Schuldenkrise: OECD fordert eine Billion Euro für Rettungsschirm
Der Euro-Rettungsschirm soll aufgestockt werden - auf 700 Milliarden Euro. Doch kaum hat die Bundesregierung eingelenkt, soll auch diese Summe nicht genug sein.
Berlin - Trotz des Einlenkens der Bundesregierung geht die Debatte über die angemessene Höhe der Euro-Rettungsschirme weiter. Die Organisation für Wirtschaftliche Zusammenarbeit und Entwicklung (OECD) warnte am Dienstag davor, dass auch ein auf 700 Milliarden Euro aufgestockter Schutzwall nicht ausreichen könnte. Generalsekretär Angel Gurría bekräftigte seine Forderung, die Haftungssumme auf eine Billion Euro aufzustocken. Zwar könne eine geringere Summe auch schon reichen, doch gelte für die Brandschutzmauer: „Je größer sie ist, desto eher überzeugt es die Märkte.“
Bundeskanzlerin Angela Merkel (CDU) und Finanzminister Wolfgang Schäuble (CDU) sind aber nur bereit, durch ein Fortwirken des vorläufigen Euro-Rettungsschirms EFSF die Rettungssumme auf rund 700 Milliarden Euro aufzustocken. Dafür bekamen sie am Dienstag in den Regierungsfraktionen breite Zustimmung, nachdem selbst die CSU tags zuvor ihren angekündigten Widerstand gegen eine höhere deutsche Haftung faktisch aufgegeben hatte. In der Unionsfraktion stellten sich nur vier Abgeordnete gegen ein entsprechendes Verhandlungsmandat für Schäuble. Die Euro-Finanzminister wollen die Aufstockung am Freitag beschließen.

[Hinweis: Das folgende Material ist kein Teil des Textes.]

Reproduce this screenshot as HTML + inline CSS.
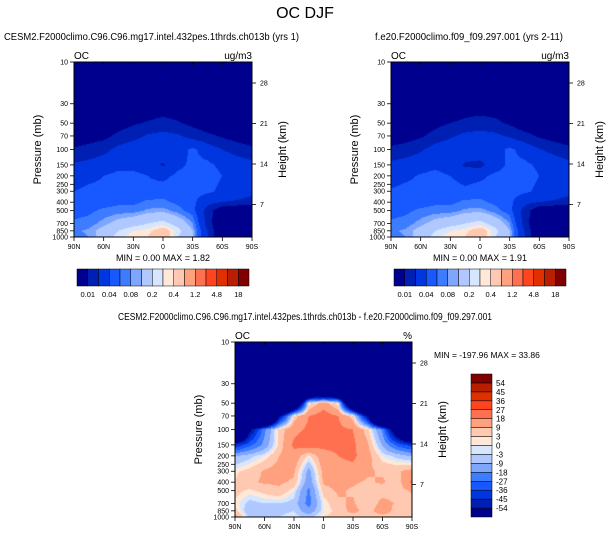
<!DOCTYPE html>
<html><head><meta charset="utf-8">
<style>
body{margin:0;background:#fff;width:609px;height:538px;overflow:hidden;position:relative;font-family:"Liberation Sans",sans-serif;}
canvas{position:absolute;}
svg{position:absolute;left:0;top:0;}
</style></head>
<body>
<canvas id="c1"></canvas>
<canvas id="c2"></canvas>
<canvas id="c3"></canvas>
<svg id="s" width="609" height="538"></svg>
<script>
const lats = ["90N","75N","60N","45N","30N","15N","0","15S","30S","45S","60S","75S","90S"];
const levels = [10,30,50,70,100,150,200,300,400,500,700,850,1000];
const pTicks = [10,30,50,70,100,150,200,250,300,400,500,700,850,1000];
const hTicks = [28,21,14,7];
const xTickLabels = ["90N","60N","30N","0","30S","60S","90S"];
const palette = ["#00008e","#0020b4","#0036e0","#1858ff","#3e7cff","#7ea6ff","#afc8ff","#d6e6ff","#ffe8d8","#ffc8b0","#ffa07e","#ff7050","#ff4420","#e03000","#b81e00","#800000"];
const ctlBounds = [0.01,0.02,0.04,0.06,0.08,0.1,0.2,0.3,0.4,0.8,1.2,2.4,4.8,9,18];
const ctlLabels = ["0.01","0.04","0.08","0.2","0.4","1.2","4.8","18"];
const diffBounds = [-54,-45,-36,-27,-18,-9,-3,0,3,9,18,27,36,45,54];
const ctlData = [
 [0.003,0.003,0.003,0.003,0.003,0.003,0.003,0.003,0.003,0.003,0.003,0.003,0.003],
 [0.005,0.005,0.005,0.005,0.005,0.005,0.006,0.005,0.005,0.005,0.005,0.005,0.005],
 [0.005,0.005,0.006,0.007,0.009,0.011,0.013,0.011,0.008,0.006,0.005,0.005,0.005],
 [0.006,0.007,0.008,0.012,0.016,0.022,0.025,0.022,0.016,0.012,0.009,0.007,0.006],
 [0.011,0.013,0.016,0.025,0.03,0.032,0.033,0.03,0.045,0.03,0.02,0.015,0.012],
 [0.022,0.025,0.03,0.035,0.035,0.03,0.018,0.035,0.045,0.045,0.035,0.03,0.025],
 [0.03,0.035,0.04,0.045,0.045,0.04,0.035,0.045,0.05,0.05,0.04,0.035,0.03],
 [0.04,0.045,0.045,0.05,0.05,0.045,0.05,0.05,0.05,0.045,0.035,0.03,0.025],
 [0.045,0.05,0.05,0.055,0.055,0.065,0.065,0.055,0.045,0.025,0.02,0.018,0.015],
 [0.05,0.055,0.065,0.07,0.07,0.085,0.09,0.07,0.05,0.015,0.005,0.004,0.004],
 [0.065,0.07,0.09,0.12,0.15,0.2,0.25,0.15,0.08,0.015,0.004,0.003,0.003],
 [0.075,0.085,0.12,0.2,0.3,0.35,0.6,0.25,0.1,0.02,0.004,0.003,0.003],
 [0.07,0.08,0.13,0.25,0.4,0.4,0.8,0.2,0.1,0.02,0.004,0.003,0.003]];
const testData = [
 [0.003,0.003,0.003,0.003,0.003,0.003,0.003,0.003,0.003,0.003,0.003,0.003,0.003],
 [0.005,0.005,0.005,0.005,0.005,0.006,0.006,0.006,0.005,0.005,0.005,0.005,0.005],
 [0.005,0.005,0.006,0.008,0.01,0.012,0.014,0.012,0.009,0.006,0.005,0.005,0.005],
 [0.006,0.007,0.009,0.013,0.018,0.024,0.026,0.024,0.018,0.013,0.009,0.007,0.006],
 [0.012,0.014,0.018,0.028,0.032,0.033,0.034,0.032,0.045,0.032,0.021,0.016,0.012],
 [0.024,0.027,0.032,0.036,0.03,0.018,0.016,0.03,0.045,0.045,0.036,0.03,0.025],
 [0.032,0.036,0.042,0.046,0.04,0.032,0.035,0.045,0.05,0.05,0.04,0.035,0.03],
 [0.042,0.046,0.047,0.05,0.05,0.045,0.05,0.05,0.05,0.045,0.035,0.03,0.025],
 [0.046,0.05,0.05,0.055,0.055,0.065,0.065,0.055,0.045,0.025,0.02,0.018,0.015],
 [0.05,0.055,0.065,0.07,0.07,0.085,0.09,0.07,0.05,0.015,0.005,0.004,0.004],
 [0.065,0.07,0.09,0.12,0.15,0.2,0.25,0.15,0.08,0.015,0.004,0.003,0.003],
 [0.075,0.085,0.12,0.2,0.3,0.35,0.6,0.25,0.1,0.02,0.004,0.003,0.003],
 [0.07,0.08,0.13,0.25,0.4,0.4,0.8,0.2,0.1,0.02,0.004,0.003,0.003]];
const diffData = [
 [-198,-198,-198,-198,-198,-198,-198,-198,-198,-198,-198,-198,-198],
 [-198,-198,-198,-198,-198,-198,-198,-198,-198,-198,-198,-198,-198],
 [-198,-198,-198,-198,-120,0,14,0,-120,-198,-198,-198,-198],
 [-198,-198,-198,-60,5,18,22,18,5,-60,-198,-198,-198],
 [-150,-60,-20,5,15,20,24,20,18,5,-20,-80,-150],
 [-45,-30,-15,5,20,24,20,20,20,10,-10,-30,-40],
 [-10,-5,0,9,15,2,15,18,20,12,0,-5,-10],
 [2,5,10,12,10,-12,12,15,15,10,8,8,12],
 [3,8,10,10,8,-15,10,12,10,8,10,5,20],
 [5,2,5,8,0,-20,6,10,8,6,5,6,10],
 [2,-5,-3,-3,-5,-22,0,8,10,3,12,8,5],
 [5,-8,-5,-5,-3,-15,0,5,12,5,15,5,5],
 [12,-5,-8,-3,0,-5,3,5,5,5,5,5,5]];

const NS="http://www.w3.org/2000/svg";
const svg=document.getElementById('s');
function mk(tag,attrs,name,txt){const e=document.createElementNS(NS,tag);for(const k in attrs)e.setAttribute(k,attrs[k]);
 
 
 if(txt!==undefined)e.textContent=txt;svg.appendChild(e);return e;}
function colorIdx(v,b){let i=0;while(i<b.length&&v>=b[i])i++;return i;}

function panel(cv,px,py,pw,ph,data,bounds,logv,name){
 const yOf=p=>py+ph*Math.log(p/10)/Math.log(100);
 cv.width=pw;cv.height=ph;cv.style.left=px+'px';cv.style.top=py+'px';
 const ctx=cv.getContext('2d');const img=ctx.createImageData(pw,ph);
 const rgb=palette.map(c=>[parseInt(c.slice(1,3),16),parseInt(c.slice(3,5),16),parseInt(c.slice(5,7),16)]);
 const ly=levels.map(l=>Math.log(l));
 for(let y=0;y<ph;y++){
  const lp=Math.log(10)+(y+0.5)/ph*Math.log(100);
  let r=0;while(r<levels.length-2&&lp>ly[r+1])r++;
  const ty=Math.min(1,Math.max(0,(lp-ly[r])/(ly[r+1]-ly[r])));
  for(let x=0;x<pw;x++){
   const fx=(x+0.5)/pw*(lats.length-1);let c=Math.min(lats.length-2,Math.floor(fx));const tx=fx-c;
   let f=v=>logv?Math.log(v):v;
   const a=f(data[r][c])*(1-tx)+f(data[r][c+1])*tx,b=f(data[r+1][c])*(1-tx)+f(data[r+1][c+1])*tx;
   let v=a*(1-ty)+b*ty;if(logv)v=Math.exp(v);
   const k=rgb[colorIdx(v,bounds)];const o=(y*pw+x)*4;
   img.data[o]=k[0];img.data[o+1]=k[1];img.data[o+2]=k[2];img.data[o+3]=255;}}
 ctx.putImageData(img,0,0);
 mk('rect',{x:px,y:py,width:pw,height:ph,fill:'none',stroke:'#000','stroke-width':1},name+'-frame');
 pTicks.forEach(p=>{const y=yOf(p);
  mk('line',{x1:px-4,x2:px,y1:y,y2:y,stroke:'#000','stroke-width':0.8},name+'-y-tick');
  mk('text',{x:px-6,y:y+2.5,'font-size':7,'text-anchor':'end'},name+'-y-tick-label',String(p));});
 hTicks.forEach((h,i)=>{const y=py+21+i*40.5;
  mk('line',{x1:px+pw,x2:px+pw+4,y1:y,y2:y,stroke:'#000','stroke-width':0.8},name+'-height-tick');
  mk('text',{x:px+pw+8,y:y+2.5,'font-size':7},name+'-height-tick-label',String(h));});
 xTickLabels.forEach((t,i)=>{const x=px+pw*i/6;
  mk('line',{x1:x,x2:x,y1:py+ph,y2:py+ph+4,stroke:'#000','stroke-width':0.8},name+'-x-tick');
  mk('line',{x1:x,x2:x,y1:py,y2:py+3,stroke:'#000','stroke-width':0.8},name+'-x-top-tick');
  mk('text',{x:x,y:py+ph+12,'font-size':7,'text-anchor':'middle'},name+'-x-tick-label',t);});
 mk('text',{x:px-33,y:py+ph/2,'font-size':11,'text-anchor':'middle',transform:`rotate(-90 ${px-33} ${py+ph/2})`},name+'-y-axis-title','Pressure (mb)');
 mk('text',{x:px+pw+34,y:py+ph/2,'font-size':11,'text-anchor':'middle',transform:`rotate(-90 ${px+pw+34} ${py+ph/2})`},name+'-height-axis-title','Height (km)');
 mk('text',{x:px,y:py-3,'font-size':10},name+'-variable-label','OC');
}
panel(document.getElementById('c1'),74,62,178,175,ctlData,ctlBounds,true,'control');
panel(document.getElementById('c2'),391,62,178,175,testData,ctlBounds,true,'test');
panel(document.getElementById('c3'),235,342,177,175,diffData,diffBounds,false,'diff');
mk('text',{x:252,y:59,'font-size':10,'text-anchor':'end'},'control-units','ug/m3');
mk('text',{x:569,y:59,'font-size':10,'text-anchor':'end'},'test-units','ug/m3');
mk('text',{x:412,y:339,'font-size':10,'text-anchor':'end'},'diff-units','%');
mk('text',{x:305,y:18,'font-size':16,'text-anchor':'middle'},'main-title','OC DJF');
mk('text',{x:4,y:40,'font-size':10,textLength:295,lengthAdjust:'spacingAndGlyphs'},'control-title','CESM2.F2000climo.C96.C96.mg17.intel.432pes.1thrds.ch013b (yrs 1)');
mk('text',{x:375,y:40,'font-size':10,textLength:188,lengthAdjust:'spacingAndGlyphs'},'test-title','f.e20.F2000climo.f09_f09.297.001 (yrs 2-11)');
mk('text',{x:118,y:320,'font-size':10,textLength:374,lengthAdjust:'spacingAndGlyphs'},'diff-title','CESM2.F2000climo.C96.C96.mg17.intel.432pes.1thrds.ch013b - f.e20.F2000climo.f09_f09.297.001');
mk('text',{x:163,y:261,'font-size':9,'text-anchor':'middle'},'control-min-max','MIN =   0.00  MAX =   1.82');
mk('text',{x:480,y:261,'font-size':9,'text-anchor':'middle'},'test-min-max','MIN =   0.00  MAX =   1.91');
mk('text',{x:434,y:358,'font-size':8.5},'diff-min-max','MIN = -197.96  MAX =  33.86');
function hbar(x0,name){const w=172/16;
 palette.forEach((c,i)=>mk('rect',{x:x0+i*w,y:269,width:w,height:17,fill:c,stroke:'#000','stroke-width':0.5},name+'-colorbar-box'));
 ctlLabels.forEach((t,i)=>mk('text',{x:x0+w*(1+2*i),y:297,'font-size':7.5,'text-anchor':'middle'},name+'-colorbar-label',t));}
hbar(77,'control');hbar(394,'test');
const vh=143/16;
palette.forEach((c,i)=>mk('rect',{x:471,y:517-(i+1)*vh,width:21,height:vh,fill:c,stroke:'#000','stroke-width':0.5},'diff-colorbar-box'));
diffBounds.forEach((b,i)=>mk('text',{x:496,y:517-(i+1)*vh+3,'font-size':8},'diff-colorbar-label',String(b)));
</script>
</body></html>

Das Modell sieht vor, dass der EFSF bis Mitte 2013 parallel zum dauerhaften Rettungsschirm ESM weiterläuft und danach die bis dahin übernommenen Verpflichtungen weiterführt. Der EFSF hat bisher rund 200 Milliarden Euro an Krediten ausgehändigt, der ESM wird im Endausbaustadium für rund 500 Milliarden Euro bürgen können. Solange die Euro-Staaten die dafür nötigen Bareinlagen noch nicht gezahlt haben, soll der EFSF als Sicherheitspolster aktiv bleiben. Die Bundesregierung lehnt weitergehende Vorschläge ab, beide Rettungsfonds zu vereinigen und die Garantiesumme damit auf bis zu 940 Milliarden Euro zu erhöhen. Merkel sagte in der Unionsfraktion, das neue Rettungsschirm-Konzept sei der „Schlussstein eines in sich schlüssigen Weges“. Ihr langes Zögern bei der Aufstockung begründete sie damit, dass sie erst den Schuldenschnitt für Griechenland und den Fiskalpakt habe unter Dach und Fach haben wollen. Bei einer zu frühen Aufstockung der Rettungsschirme wären beide Schritte schwieriger durchsetzbar gewesen.
Der Bundestag debattiert am Donnerstag in erster Lesung über das Gesetz zur Einführung des ESM. Der zeitweisen Zusammenlegung der Rettungsschirme muss nach Angaben von CSU-Landesgruppenchefin Gerda Hasselfeldt das Parlament erst zustimmen, wenn der ESM-Gouverneursrat den ESM-Vertrag entsprechend anpasst.
Unklar ist, ob der ESM-Vertrag und der Fiskalpakt wie von der Koalition geplant gemeinsam beschlossen werden können. SPD und Grüne forderten bei einem ersten Gespräch mit Schäuble und den Fraktionschefs von CDU/CSU und FDP mehr Zeit zur Beratung des Fiskalpakts. Die Beratungen könnten sich bis Herbst hinziehen. Die Koalition braucht die Zustimmung der Opposition, weil für den Fiskalpakt eine Zwei-Drittel-Mehrheit in Bundestag und Bundesrat erforderlich ist.
Bei dem Treffen machte Schäuble deutlich, dass er kaum noch Chancen für eine Einführung der von der SPD bisher ultimativ geforderten Finanztransaktionssteuer sieht. Der Finanzminister schlug vor, stattdessen eine erweiterte Börsensteuer nach britischem Vorbild anzustreben. Die Oppositionsvertreter forderten ihn gleichwohl auf, weiter Druck für eine Transaktionssteuer zu machen. SPD-Fraktionschef Frank-Walter Steinmeier erklärte allerdings später, die Zustimmung der SPD-Fraktion werde davon abhängen, ob zusätzliche Wachstumsimpulse für Krisenstaaten beschlossen würden.